5. My favourite workout is speed + hills, but it is by far the toughest. I run a fast two miles at increasingly fast pace beginning with a tiny 2% incline (ending in a 5:30 half mile at 0% incline). Then I hit the highest possible incline and run as fast as I can for two minutes. I lower the incline 3% and increase the speed. I do this until I am running 8 miles an hour at whatever the incline I’m at that I can tolerate (and I have done this for at least 12 minutes), then one minute active recover and hydration, and then a progressively fast mile. I do the same hill workout again and one more fast mile. Then one slower recovery mile at 2% grade. This is a sick workout and it can easily be scaled for relative fitness. It kills an hour quite nicely, and has probably killed a trainer or coach or two who have prescribed it. It’s tough. You won’t be doing any follow up working out unless it is simple core, stretching or foam rolling after this one.

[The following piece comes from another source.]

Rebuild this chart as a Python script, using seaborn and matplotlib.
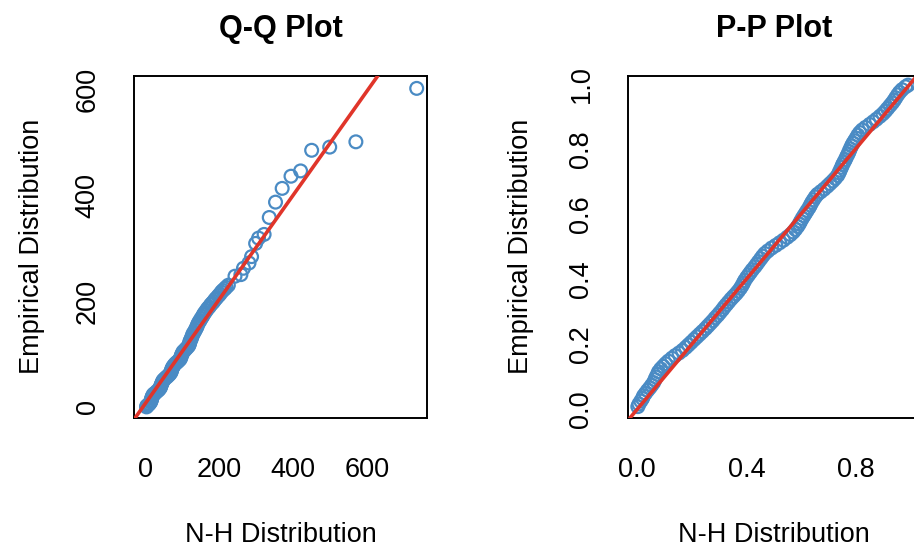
import matplotlib
matplotlib.use("Agg")
import matplotlib.pyplot as plt
import seaborn as sns

sns.set_style("white")
plt.rcParams['font.family'] = ['Liberation Sans', 'DejaVu Sans']
plt.rcParams['text.color'] = 'black'
plt.rcParams['axes.labelcolor'] = 'black'

BLUE = "#4a8bc4"
RED = "#e0352a"

# Q-Q plot: theoretical (N-H) quantiles vs sorted sample
qq_theoretical = [
    2, 3, 7, 10, 13, 14, 15, 16, 17, 18, 20, 23, 27, 31, 35, 38, 40, 41, 42, 44,
    45, 47, 50, 54, 58, 62, 65, 68, 69, 70, 71, 73, 75, 78, 82, 86, 90, 93, 95, 96,
    97, 99, 101, 104, 108, 112, 116, 118, 119, 120,
    122, 124, 126, 128, 131, 134, 137, 139, 141, 144, 147, 150, 154, 157, 160, 164,
    168, 172, 176, 180, 184, 188, 192, 197, 201, 205, 209, 214, 218, 224,
    242, 258, 265, 280, 287, 298, 306, 321, 335, 352, 370, 394, 420, 450, 499, 570, 735,
]
qq_empirical = [
    0, 2, 4, 6, 9, 11, 13, 16, 18, 20, 23, 25, 27, 30, 32, 35, 37, 40, 42, 45,
    47, 50, 52, 55, 57, 60, 62, 65, 67, 70, 72, 75, 77, 80, 83, 85, 88, 90, 93, 96,
    98, 101, 104, 106, 109, 112, 115, 118, 121, 124,
    127, 130, 134, 138, 141, 145, 149, 152, 156, 160, 163, 167, 171, 175, 178, 182,
    186, 189, 193, 196, 199, 203, 206, 210, 213, 217, 220, 223, 226, 230,
    247, 250, 262, 272, 284, 309, 319, 326, 358, 387, 413, 436, 446, 485, 491, 501, 602,
]
qq_intercept = 7.6
qq_slope = 0.982

# P-P plot: theoretical (N-H) CDF vs empirical CDF
pp_theoretical = [
    .002, .006, .013, .019, .023, .030, .038, .046, .053, .060,
    .065, .069, .074, .078, .086, .095, .104, .114, .127, .139,
    .153, .166, .178, .188, .198, .209, .219, .229, .239, .250,
    .259, .268, .277, .286, .295, .303, .312, .319, .327, .335,
    .344, .353, .362, .370, .378, .384, .389, .394, .401, .408,
    .415, .422, .431, .438, .445, .453, .460, .468, .479, .493,
    .508, .522, .536, .550, .562, .572, .580, .588, .594, .599,
    .605, .611, .617, .623, .630, .635, .640, .646, .653, .661,
    .673, .685, .697, .707, .717, .726, .735, .740, .744, .749,
    .753, .758, .763, .768, .773, .777, .781, .786, .791, .797,
    .803, .809, .816, .825, .837, .852, .865, .877, .890, .901,
    .910, .918, .927, .935, .942, .948, .955, .962, .971, .984, .993,
]
pp_empirical = [
    .008, .016, .025, .033, .041, .049, .058, .066, .074, .082,
    .091, .099, .107, .115, .124, .132, .140, .148, .157, .165,
    .173, .181, .190, .198, .206, .215, .223, .231, .239, .248,
    .256, .264, .272, .281, .289, .297, .306, .314, .322, .330,
    .339, .347, .355, .363, .372, .380, .388, .396, .405, .413,
    .421, .429, .438, .446, .454, .463, .471, .479, .487, .496,
    .504, .512, .520, .529, .537, .545, .553, .562, .570, .578,
    .587, .595, .603, .611, .620, .628, .636, .644, .653, .661,
    .669, .677, .686, .694, .702, .710, .719, .727, .735, .744,
    .752, .760, .768, .777, .785, .793, .801, .810, .818, .826,
    .834, .843, .851, .859, .867, .876, .884, .892, .901, .909,
    .917, .925, .934, .942, .950, .958, .967, .975, .983, .992, .997,
]

fig = plt.figure(figsize=(9.14, 5.48), dpi=100)
ax1 = fig.add_axes([0.1466, 0.2372, 0.3206, 0.6247])
ax2 = fig.add_axes([0.6868, 0.2372, 0.3198, 0.6247])


def style_axes(ax, title, ylabel_x):
    for sp in ax.spines.values():
        sp.set_visible(True)
        sp.set_color("black")
        sp.set_linewidth(1.4)
    ax.tick_params(axis="both", direction="out", length=11, width=1.4,
                   color="black", labelsize=19.5, labelcolor="black")
    ax.tick_params(axis="x", pad=17)
    ax.tick_params(axis="y", pad=13, labelrotation=90)
    for lbl in ax.get_yticklabels():
        lbl.set_va("center")
    ax.set_title(title, fontsize=22, fontweight="bold", pad=28, color="black")
    ax.set_xlabel("N-H Distribution", fontsize=19.5, color="black")
    ax.set_ylabel("Empirical Distribution", fontsize=19.5, color="black")
    ax.xaxis.set_label_coords(0.5, -0.305)
    ax.yaxis.set_label_coords(ylabel_x, 0.5)


# Q-Q
sns.scatterplot(x=qq_theoretical, y=qq_empirical, ax=ax1, marker="o", s=85,
                color=BLUE, facecolor="none", edgecolor=BLUE, linewidth=1.6)
ax1.axline((0, qq_intercept), slope=qq_slope, color=RED, lw=2.6, zorder=3)
ax1.set_xlim(-32, 763)
ax1.set_ylim(-21, 626)
ax1.set_xticks([0, 200, 400, 600])
ax1.set_yticks([0, 100, 200, 300, 400, 500, 600])
ax1.set_yticklabels(["0", "", "200", "", "400", "", "600"])
style_axes(ax1, "Q-Q Plot", -0.305)

# P-P
sns.scatterplot(x=pp_theoretical, y=pp_empirical, ax=ax2, marker="o", s=85,
                color=BLUE, facecolor="none", edgecolor=BLUE, linewidth=1.6)
ax2.axline((0, 0), slope=1, color=RED, lw=2.6, zorder=3)
ax2.set_xlim(-0.035, 1.037)
ax2.set_ylim(-0.027, 1.026)
ax2.set_xticks([0, 0.2, 0.4, 0.6, 0.8, 1.0])
ax2.set_xticklabels(["0.0", "", "0.4", "", "0.8", ""])
ax2.set_yticks([0, 0.2, 0.4, 0.6, 0.8, 1.0])
ax2.set_yticklabels(["0.0", "0.2", "0.4", "0.6", "0.8", "1.0"])
style_axes(ax2, "P-P Plot", -0.32)

fig.savefig("out.png", dpi=100)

That’s it! You’ve conquered the treadmill. The goals for conquering this niche of training, as you have likely deduced, are actually having goals (a pre-defined workout), variation, and lots of intensity. Other than grilled cheese, I haven’t mentioned rewards, but do reward yourself, even if it is skipping burpees or foam rolling that day, or maybe you need a Whopper to entice you.

Any way you slice it, if you put in the work, set a goal and give yourself a carrot and you’re far more likely to repeat that performance.

If that carrot is nachos and wine, even better.